Laser weapons, cheaper by the shot, should work well against drones and cruise missiles

4 min read
In an artist’s rendering, a truck is shown with five sets of wheels—two sets for the cab, the rest for the trailer—and a box on the top of the trailer, from which a red ray is projected on an angle, upward, ending in the silhouette of an airplane, which is being destroyed

Lockheed Martin's laser packs up to 300 kilowatts—enough to fry a drone or a plane.

Lockheed Martin

The technical challenge of missile defense has been compared with that of hitting a bullet with a bullet. Then there is the still tougher economic challenge of using an expensive interceptor to kill a cheaper target—like hitting a lead bullet with a golden one.

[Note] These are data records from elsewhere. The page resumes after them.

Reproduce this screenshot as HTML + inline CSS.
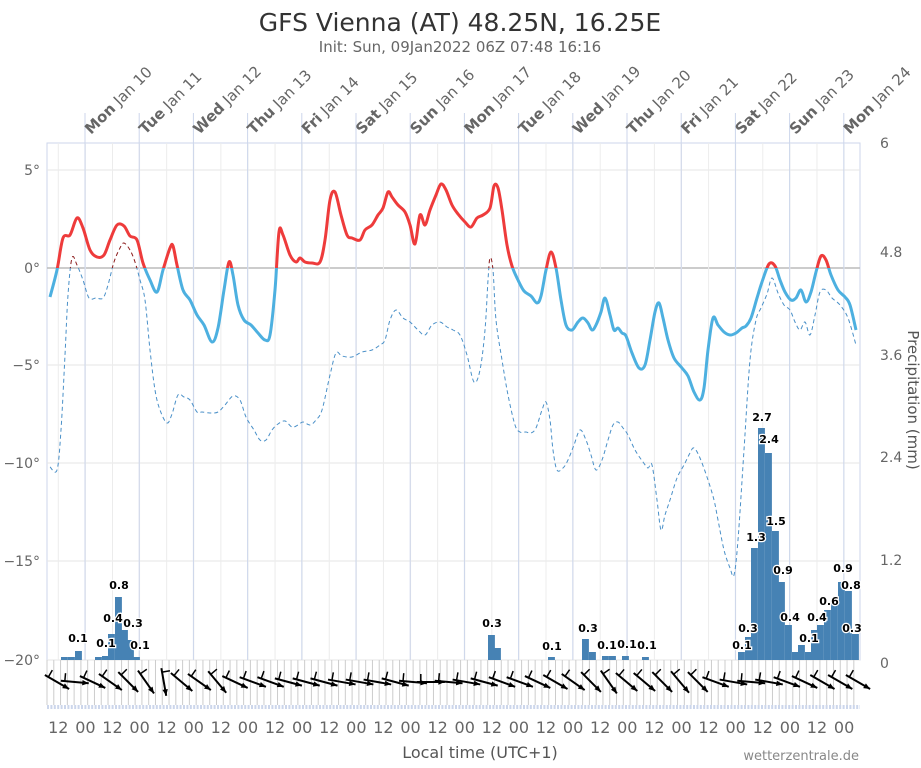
<!DOCTYPE html>
<html><head><meta charset="utf-8"><style>
body{margin:0;background:#fff;}
svg{display:block;font-family:"DejaVu Sans","Liberation Sans",sans-serif;}
</style></head><body>
<svg id="s" width="921" height="768" viewBox="0 0 921 768" xmlns="http://www.w3.org/2000/svg">
<defs>
<clipPath id="ab"><rect x="0" y="0" width="921" height="268"/></clipPath>
<clipPath id="be"><rect x="0" y="268" width="921" height="500"/></clipPath>
</defs>
<text x="460" y="31" text-anchor="middle" font-size="25" fill="#333">GFS Vienna (AT) 48.25N, 16.25E</text>
<text x="460" y="52" text-anchor="middle" font-size="15" fill="#666">Init: Sun, 09Jan2022 06Z 07:48 16:16</text>
<g id="g"></g>
<text x="480" y="764" text-anchor="middle" font-size="16" fill="#555" dy="-6">Local time (UTC+1)</text>
<text x="859" y="760" text-anchor="end" font-size="13" fill="#888">wetterzentrale.de</text>
<text transform="translate(908,400) rotate(90)" text-anchor="middle" font-size="15" fill="#555">Precipitation (mm)</text>
</svg>
<script>
const g=document.getElementById('g');let h='';
const X0=47,X1=860,T=143,B=660;
h+=`<rect x="${X0}" y="${T}" width="${X1-X0}" height="${B-T}" fill="none" stroke="#ccd6eb"/>`;
// horizontal grid
[[170,'5°'],[268,'0°'],[365,'−5°'],[463,'−10°'],[561,'−15°'],[660,'−20°']].forEach(([y,l])=>{
 h+=`<line x1="${X0}" x2="${X1}" y1="${y}" y2="${y}" stroke="${y==268?'#bbb':'#e6e6e6'}" stroke-width="${y==268?1.5:1}"/>`;
 h+=`<text x="40" y="${y+5}" text-anchor="end" font-size="14" fill="#666">${l}</text>`;});
[[143,'6'],[252,'4.8'],[355,'3.6'],[457,'2.4'],[560,'1.2'],[663,'0']].forEach(([y,l])=>{
 h+=`<text x="880" y="${y+5}" font-size="14" fill="#666">${l}</text>`;});
// vertical grid
for(let t=5;t<=365;t+=12){const x=X0+t*2.258;if(x>X1)break;h+=`<line x1="${x}" x2="${x}" y1="${T}" y2="${B}" stroke="#ececec"/>`;}
const days=['Mon Jan 10','Tue Jan 11','Wed Jan 12','Thu Jan 13','Fri Jan 14','Sat Jan 15','Sun Jan 16','Mon Jan 17','Tue Jan 18','Wed Jan 19','Thu Jan 20','Fri Jan 21','Sat Jan 22','Sun Jan 23','Mon Jan 24'];
days.forEach((d,i)=>{const x=85+i*54.2;const p=d.split(' ');
 h+=`<line x1="${x}" x2="${x}" y1="113" y2="${B}" stroke="#ccd6eb"/>`;
 h+=`<text transform="translate(${x+6},135) rotate(-45)" font-size="15" fill="#666"><tspan font-weight="bold">${p[0]}</tspan> ${p[1]} ${p[2]}</text>`;});
// wind area ticks
for(let x=X0;x<=X1;x+=6.78)h+=`<line x1="${x}" x2="${x}" y1="${B}" y2="705" stroke="#ccc"/>`;
h+=`<line x1="${X0}" x2="${X1}" y1="707" y2="707" stroke="#ccd6eb" stroke-width="4" stroke-dasharray="2,1.4"/>`;
// bottom labels
for(let t=5,i=0;t<=365;t+=12,i++){const x=X0+t*2.258;if(x>X1)break;h+=`<text x="${x}" y="733" text-anchor="middle" font-size="16" fill="#666">${i%2?'00':'12'}</text>`;}
// bars
const bars=[[61,3],[68,3],[75,9],[95,3],[102,4],[108,26],[115,63],[121,30],[127,20],[133,3],[488,25],[494,12],[548,3],[582,21],[589,8],[602,4],[609,4],[622,4],[642,3],[738,8],[745,23],[751,112],[758,232],[765,207],[772,129],[778,78],[785,35],[792,8],[798,15],[805,8],[811,30],[817,35],[824,50],[831,60],[838,78],[845,69],[852,26]];
bars.forEach(([x,v])=>h+=`<rect x="${x}" y="${B-v}" width="6.9" height="${v}" fill="#4682b4"/>`);
const lab=[[78,642,'0.1'],[106,647,'0.1'],[113,622,'0.4'],[119,589,'0.8'],[133,627,'0.3'],[140,649,'0.1'],[492,627,'0.3'],[552,650,'0.1'],[588,632,'0.3'],[607,649,'0.1'],[627,648,'0.1'],[647,649,'0.1'],[742,649,'0.1'],[748,632,'0.3'],[756,541,'1.3'],[762,421,'2.7'],[769,443,'2.4'],[776,525,'1.5'],[783,574,'0.9'],[790,621,'0.4'],[809,642,'0.1'],[817,621,'0.4'],[829,605,'0.6'],[843,572,'0.9'],[851,589,'0.8'],[852,632,'0.3']];
lab.forEach(([x,y,t])=>h+=`<text x="${x}" y="${y}" text-anchor="middle" font-size="11" font-weight="bold" fill="#000" stroke="#fff" stroke-width="2.5" paint-order="stroke">${t}</text>`);
function cr(p){let d=`M${p[0][0]},${p[0][1]}`;for(let i=0;i<p.length-1;i++){const a=p[i-1]||p[i],b=p[i],c=p[i+1],e=p[i+2]||c;d+=`C${b[0]+(c[0]-a[0])/6},${b[1]+(c[1]-a[1])/6} ${c[0]-(e[0]-b[0])/6},${c[1]-(e[1]-b[1])/6} ${c[0]},${c[1]}`;}return d;}
function P(s){const a=s.split(';').map(q=>q.split(',').map(Number));return a;}
const temp=P("50,297;57,270;63,238;70,235;77,218;83,228;90,250;97,257;104,255;110,240;117,225;124,226;130,236;137,240;143,263;150,280;157,292;163,270;170,248;173,246;177,265;183,290;190,300;197,315;204,325;212,342;218,328;224,290;229,262;233,275;238,305;244,320;251,325;258,333;265,340;270,335;275,290;279,232;283,235;290,255;296,262;300,258;305,262;312,263;320,262;325,240;330,200;335,192;341,215;347,235;352,238;360,240;365,230;372,225;378,215;383,208;388,192;392,197;398,205;405,212;410,225;415,244;420,215;425,225;430,210;436,195;441,184;446,190;452,205;458,214;465,222;471,227;477,218;483,215;490,208;494,186;498,188;502,210;507,245;512,266;518,280;524,291;531,296;537,303;541,296;546,270;551,252;556,268;561,300;566,325;572,330;578,322;583,318;588,323;592,330;596,325;601,312;605,298;610,315;614,330;618,328;622,333;626,336;632,353;639,368;645,365;650,340;655,312;659,303;663,318;668,340;674,358;682,368;688,376;694,392;700,400;704,388;708,350;713,318;718,325;724,332;730,335;736,333;742,328;746,326;751,318;757,298;762,282;769,264;775,266;780,280;785,292;791,300;796,298;801,290;806,302;811,292;816,272;821,256;826,260;831,275;838,290;845,297;850,305;856,330");
const dew=P("50,467;57,470;61,430;65,355;68,295;72,258;77,265;83,280;89,298;96,298;103,298;108,285;114,262;120,248;124,243;130,250;135,262;140,280;145,300;150,350;155,390;160,410;167,423;172,414;178,395;184,397;190,400;197,412;202,412;210,413;218,412;225,405;233,396;240,400;246,417;254,430;260,440;266,440;272,430;278,424;285,421;292,427;298,425;303,422;310,425;316,420;322,410;330,375;336,353;342,356;352,357;362,352;372,350;380,345;385,340;390,320;396,310;403,318;410,322;418,330;425,335;432,325;440,322;447,327;453,330;460,335;467,355;474,382;480,370;485,330;488,280;490,258;493,270;496,320;502,360;508,395;515,425;520,432;526,432;531,433;536,428;542,410;546,402;550,420;553,450;557,470;563,468;568,460;574,445;580,430;586,440;591,455;596,470;602,460;608,440;613,425;618,422;623,428;628,435;635,450;643,462;648,468;652,465;657,500;661,530;665,515;670,500;677,478;684,465;690,453;694,448;700,458;708,480;714,500;718,520;724,550;730,568;734,575;738,540;744,450;750,360;756,320;761,308;767,294;772,278;778,293;784,305;790,310;795,322;800,330;805,322;810,335;815,315;820,292;826,290;832,298;840,305;848,318;856,345");
const dd=cr(dew),td=cr(temp);
h+=`<path d="${dd}" fill="none" stroke="#4a90c8" stroke-width="1" stroke-dasharray="4,3" clip-path="url(#be)"/>`;
h+=`<path d="${dd}" fill="none" stroke="#8b1a1a" stroke-width="1" stroke-dasharray="4,3" clip-path="url(#ab)"/>`;
h+=`<path d="${td}" fill="none" stroke="#4db0e0" stroke-width="3" clip-path="url(#be)"/>`;
h+=`<path d="${td}" fill="none" stroke="#ee3b3b" stroke-width="3" clip-path="url(#ab)"/>`;
// wind arrows
const ang=[30,5,25,35,45,55,80,40,35,50,25,20,20,15,15,15,10,10,10,15,5,0,5,10,15,20,20,25,30,35,45,55,40,40,45,50,45,20,10,5,10,20,25,30,30,30,30];
for(let i=0;i<ang.length;i++){const cx=57+i*17.8,cy=684;if(cx>865)break;const a=ang[i]*Math.PI/180,L=14;
 const x1=cx-L*Math.cos(a),y1=cy-L*Math.sin(a)-2,x2=cx+L*Math.cos(a),y2=cy+L*Math.sin(a)-2;
 h+=`<line x1="${x1}" y1="${y1}" x2="${x2}" y2="${y2}" stroke="#000" stroke-width="2"/>`;
 const ha=a+Math.PI;const p1=[x2+7*Math.cos(ha+0.4),y2+7*Math.sin(ha+0.4)],p2=[x2+7*Math.cos(ha-0.4),y2+7*Math.sin(ha-0.4)];
 h+=`<polygon points="${x2},${y2} ${p1} ${p2}" fill="#000"/>`;
 h+=`<line x1="${x1+4*Math.cos(a)}" y1="${y1+4*Math.sin(a)}" x2="${x1+4*Math.cos(a)+8*Math.sin(a)}" y2="${y1+4*Math.sin(a)-8*Math.cos(a)}" stroke="#000" stroke-width="1.5"/>`;}
g.innerHTML=h;
</script>
</body></html>
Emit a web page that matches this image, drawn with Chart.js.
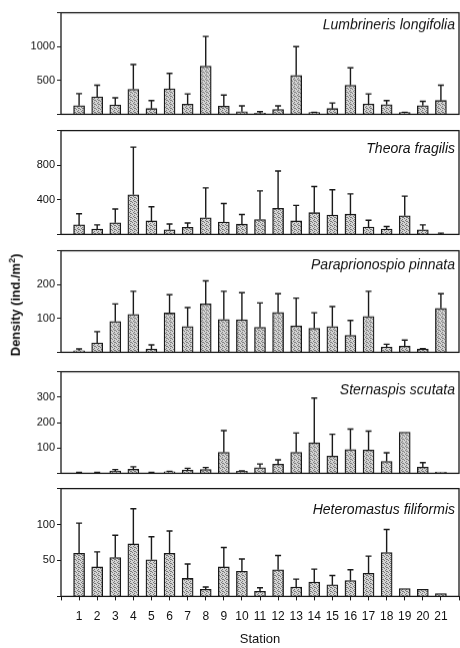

Maybe trouble and money could be saved by shooting down such targets with a laser. Once the system was designed, built, and paid for, the cost per shot would be low. Such considerations led planners at the Pentagon to seek a solution from Lockheed Martin, which has just delivered a 300-kilowatt laser to the U.S. Army. The new weapon combines the output of a large bundle of fiber lasers of varying frequencies to form a single beam of white light. This laser has been undergoing tests in the lab, and it should see its first field trials sometime in 2023. General Atomics, a military contractor in San Diego, is also developing a laser of this power for the Army based on what’s known as the distributed-gain design, which has a single aperture.